What you have to do:
Copy the data exactly; pictures stay out of the copy.

Supplied information:
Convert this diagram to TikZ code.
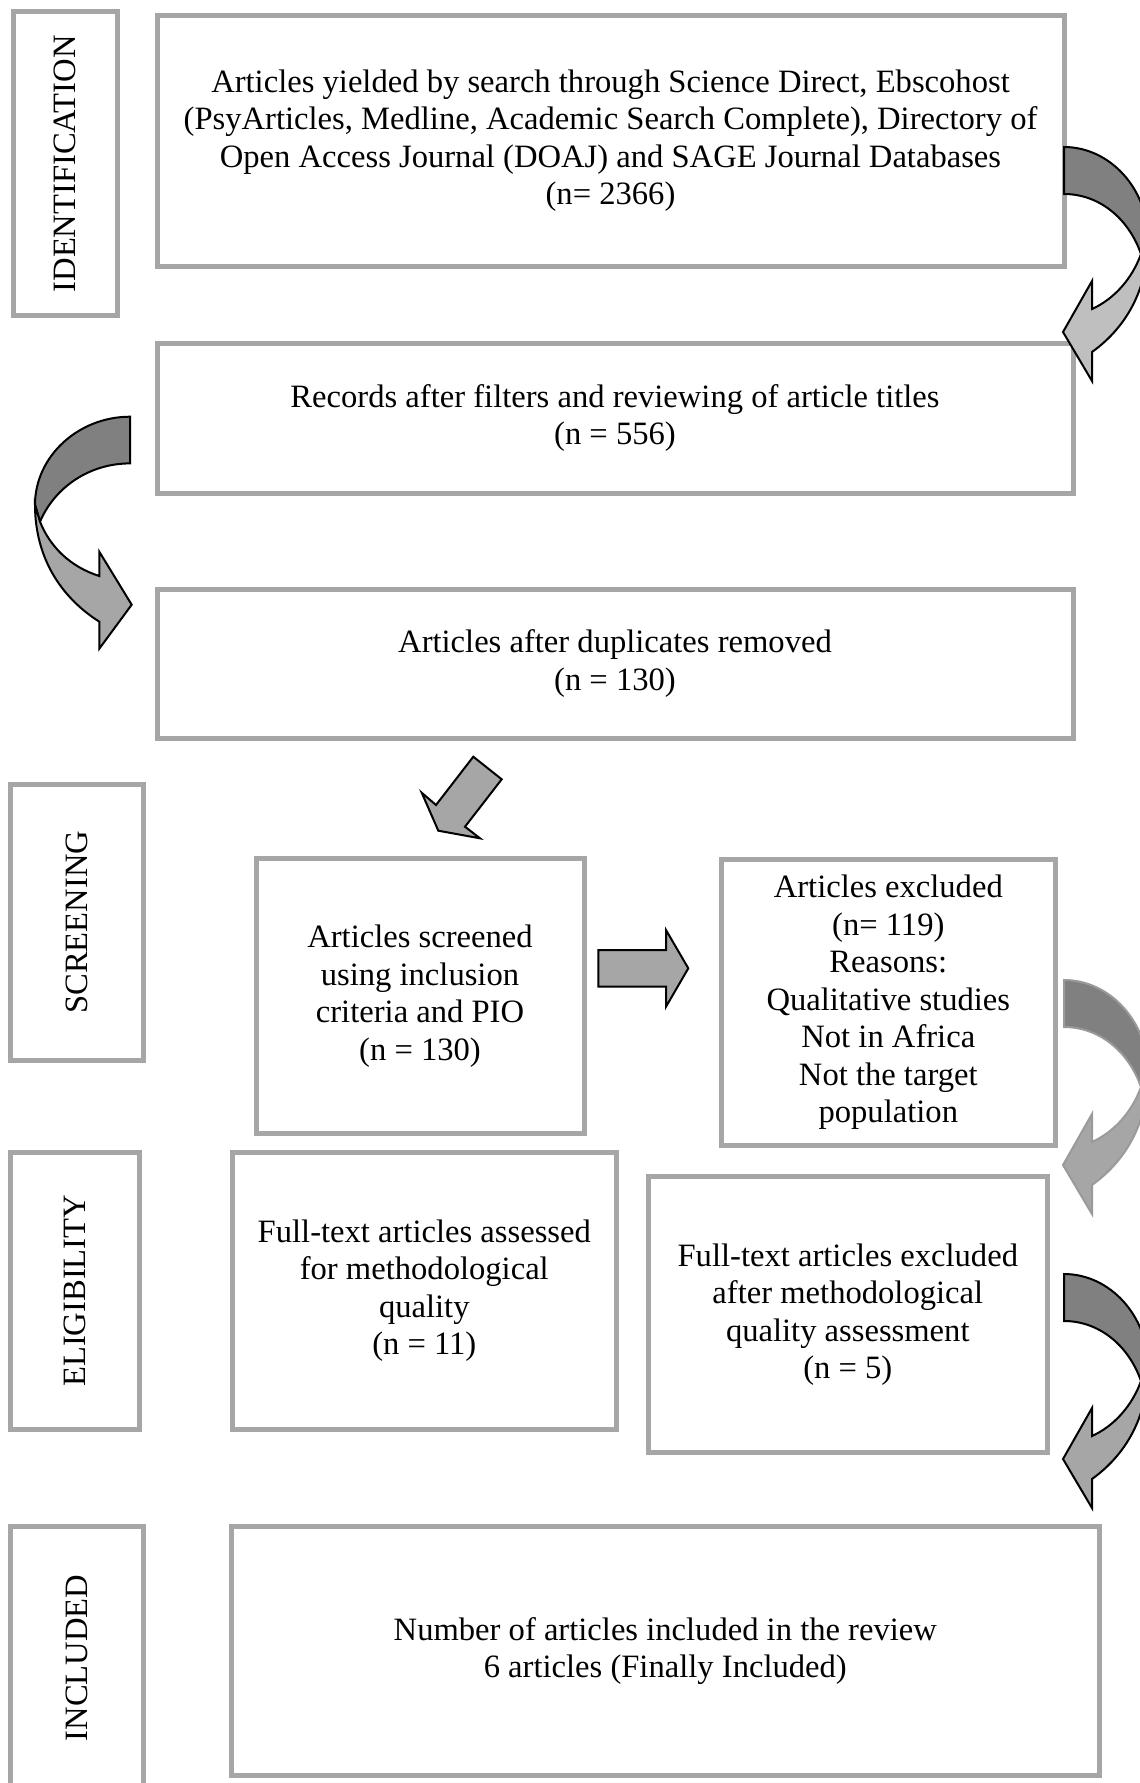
\documentclass[tikz,border=0pt]{standalone}
\usepackage{fontspec}
\setmainfont{Liberation Serif}
\definecolor{boxgray}{HTML}{A6A6A6}
\definecolor{darkband}{HTML}{808080}
\definecolor{lightband}{HTML}{A6A6A6}
\definecolor{paleband}{HTML}{BFBFBF}
\definecolor{softline}{HTML}{9A9A9A}
\tikzset{
  frame/.style={draw=boxgray, line width=2.5pt, fill=white, align=center, inner sep=0pt,
    font=\fontsize{16.3}{18.75}\selectfont},
  lbl/.style={frame, rotate=90},
  sz/.style 2 args={minimum width=#1*0.5pt, minimum height=#2*0.5pt},
  blockarrow/.style={fill=lightband, draw=black, line width=1pt, line join=miter},
}
\newcommand{\rcurve}[4]{%
  \begin{scope}[shift={#1}]
    \fill[#3, draw=#2, line width=1pt] (0,0) .. controls (46,0) and (84,42) .. (84,92)
      -- (77,107) .. controls (64,70) and (34,47) .. (0,47) -- cycle;
    \fill[#4, draw=#2, line width=1pt] (84,92) .. controls (84,145) and (60,182) .. (28,205)
      -- (28,234) -- (-1,185) -- (28,134) -- (28,162)
      .. controls (50,152) and (68,132) .. (77,107) -- cycle;
  \end{scope}}
\begin{document}
\begin{tikzpicture}[x=0.5pt,y=-0.5pt]
\useasboundingbox (0,0) rectangle (1140,1783);
\clip (0,0) rectangle (1140,1783);

% stage labels
\node[lbl, sz={304.3}{104}] (idl) at (65,163.8) {IDENTIFICATION};
\node[lbl, sz={275.5}{132.8}] (scl) at (77.1,922.3) {SCREENING};
\node[lbl, sz={276.5}{128.3}] (ell) at (74.9,1290.8) {ELIGIBILITY};
\node[lbl, sz={263}{132.8}] (inl) at (77.1,1658) {INCLUDED};

% boxes
\node[frame, sz={907}{251}] (b1) at (610.5,140.5)
  {Articles yielded by search through Science Direct, Ebscohost\\
   (PsyArticles, Medline, Academic Search Complete), Directory of\\
   Open Access Journal (DOAJ) and SAGE Journal Databases\\
   (n= 2366)};
\node[frame, sz={916}{150}] (b2) at (615,418)
  {Records after filters and reviewing of article titles\\(n = 556)};
\node[frame, sz={916}{149}] (b3) at (615,663.5)
  {Articles after duplicates removed\\(n = 130)};
\node[frame, sz={328}{275}] (scr) at (420,996)
  {Articles screened\\using inclusion\\criteria and PIO\\(n = 130)};
\node[frame, sz={334.5}{286.5}] (exc) at (888.3,1002.3)
  {Articles excluded\\(n= 119)\\Reasons:\\Qualitative studies\\Not in Africa\\Not the target\\population};
\node[frame, sz={384.5}{276.5}] (ass) at (424.3,1290.8)
  {Full-text articles assessed\\for methodological\\quality\\(n = 11)};
\node[frame, sz={399.5}{276}] (exa) at (847.8,1314.5)
  {Full-text articles excluded\\after methodological\\quality assessment\\(n = 5)};
\node[frame, sz={867.5}{249}] (inc) at (665.3,1651)
  {Number of articles included in the review\\6 articles (Finally Included)};

% curved arrows on the right
\rcurve{(1064,147)}{black}{darkband}{paleband}
\rcurve{(1064,980)}{softline}{darkband}{lightband}
\rcurve{(1064,1274)}{black}{darkband}{lightband}

% curved arrow on the left
\begin{scope}[shift={(130,416.7)}, xscale=-1]
  \fill[darkband, draw=black, line width=1pt] (0,0) .. controls (52,0) and (95,40) .. (95,88)
    -- (90,105) .. controls (75,70) and (40,46.7) .. (0,46.7) -- cycle;
  \fill[lightband, draw=black, line width=1pt] (95,88) .. controls (95,140) and (70,180) .. (30.7,205)
    -- (30.7,232) -- (-1.7,188) -- (30.7,135) -- (30.7,159.3)
    .. controls (60,150) and (80,130) .. (90,105) -- cycle;
\end{scope}

% straight block arrows
\draw[blockarrow] (438.3,830.7) -- (421.7,792.7) -- (436,805) -- (473.3,756.7)
  -- (501.7,779.3) -- (465,826.7) -- (480,838.3) -- cycle;
\draw[blockarrow] (598.3,950) -- (666,950) -- (666,930) -- (688.3,968.3)
  -- (666,1006.7) -- (666,986.7) -- (598.3,986.7) -- cycle;
\end{tikzpicture}
\end{document}
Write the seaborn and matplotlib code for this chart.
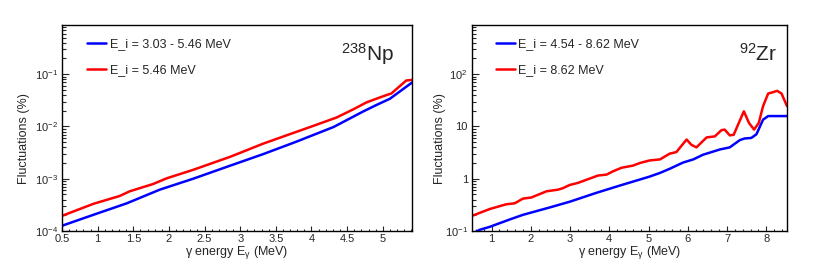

Task response:
Convert this diagram to TikZ code.
\documentclass[tikz,border=0pt]{standalone}
\usepackage{fontspec}
\setmainfont{Liberation Serif}
\definecolor{boxgray}{HTML}{A6A6A6}
\definecolor{darkband}{HTML}{808080}
\definecolor{lightband}{HTML}{A6A6A6}
\definecolor{paleband}{HTML}{BFBFBF}
\definecolor{softline}{HTML}{9A9A9A}
\tikzset{
  frame/.style={draw=boxgray, line width=2.5pt, fill=white, align=center, inner sep=0pt,
    font=\fontsize{16.3}{18.75}\selectfont},
  lbl/.style={frame, rotate=90},
  sz/.style 2 args={minimum width=#1*0.5pt, minimum height=#2*0.5pt},
  blockarrow/.style={fill=lightband, draw=black, line width=1pt, line join=miter},
}
\newcommand{\rcurve}[4]{%
  \begin{scope}[shift={#1}]
    \fill[#3, draw=#2, line width=1pt] (0,0) .. controls (46,0) and (84,42) .. (84,92)
      -- (77,107) .. controls (64,70) and (34,47) .. (0,47) -- cycle;
    \fill[#4, draw=#2, line width=1pt] (84,92) .. controls (84,145) and (60,182) .. (28,205)
      -- (28,234) -- (-1,185) -- (28,134) -- (28,162)
      .. controls (50,152) and (68,132) .. (77,107) -- cycle;
  \end{scope}}
\begin{document}
\begin{tikzpicture}[x=0.5pt,y=-0.5pt]
\useasboundingbox (0,0) rectangle (1140,1783);
\clip (0,0) rectangle (1140,1783);

% stage labels
\node[lbl, sz={304.3}{104}] (idl) at (65,163.8) {IDENTIFICATION};
\node[lbl, sz={275.5}{132.8}] (scl) at (77.1,922.3) {SCREENING};
\node[lbl, sz={276.5}{128.3}] (ell) at (74.9,1290.8) {ELIGIBILITY};
\node[lbl, sz={263}{132.8}] (inl) at (77.1,1658) {INCLUDED};

% boxes
\node[frame, sz={907}{251}] (b1) at (610.5,140.5)
  {Articles yielded by search through Science Direct, Ebscohost\\
   (PsyArticles, Medline, Academic Search Complete), Directory of\\
   Open Access Journal (DOAJ) and SAGE Journal Databases\\
   (n= 2366)};
\node[frame, sz={916}{150}] (b2) at (615,418)
  {Records after filters and reviewing of article titles\\(n = 556)};
\node[frame, sz={916}{149}] (b3) at (615,663.5)
  {Articles after duplicates removed\\(n = 130)};
\node[frame, sz={328}{275}] (scr) at (420,996)
  {Articles screened\\using inclusion\\criteria and PIO\\(n = 130)};
\node[frame, sz={334.5}{286.5}] (exc) at (888.3,1002.3)
  {Articles excluded\\(n= 119)\\Reasons:\\Qualitative studies\\Not in Africa\\Not the target\\population};
\node[frame, sz={384.5}{276.5}] (ass) at (424.3,1290.8)
  {Full-text articles assessed\\for methodological\\quality\\(n = 11)};
\node[frame, sz={399.5}{276}] (exa) at (847.8,1314.5)
  {Full-text articles excluded\\after methodological\\quality assessment\\(n = 5)};
\node[frame, sz={867.5}{249}] (inc) at (665.3,1651)
  {Number of articles included in the review\\6 articles (Finally Included)};

% curved arrows on the right
\rcurve{(1064,147)}{black}{darkband}{paleband}
\rcurve{(1064,980)}{softline}{darkband}{lightband}
\rcurve{(1064,1274)}{black}{darkband}{lightband}

% curved arrow on the left
\begin{scope}[shift={(130,416.7)}, xscale=-1]
  \fill[darkband, draw=black, line width=1pt] (0,0) .. controls (52,0) and (95,40) .. (95,88)
    -- (90,105) .. controls (75,70) and (40,46.7) .. (0,46.7) -- cycle;
  \fill[lightband, draw=black, line width=1pt] (95,88) .. controls (95,140) and (70,180) .. (30.7,205)
    -- (30.7,232) -- (-1.7,188) -- (30.7,135) -- (30.7,159.3)
    .. controls (60,150) and (80,130) .. (90,105) -- cycle;
\end{scope}

% straight block arrows
\draw[blockarrow] (438.3,830.7) -- (421.7,792.7) -- (436,805) -- (473.3,756.7)
  -- (501.7,779.3) -- (465,826.7) -- (480,838.3) -- cycle;
\draw[blockarrow] (598.3,950) -- (666,950) -- (666,930) -- (688.3,968.3)
  -- (666,1006.7) -- (666,986.7) -- (598.3,986.7) -- cycle;
\end{tikzpicture}
\end{document}
Write the seaborn and matplotlib code for this chart.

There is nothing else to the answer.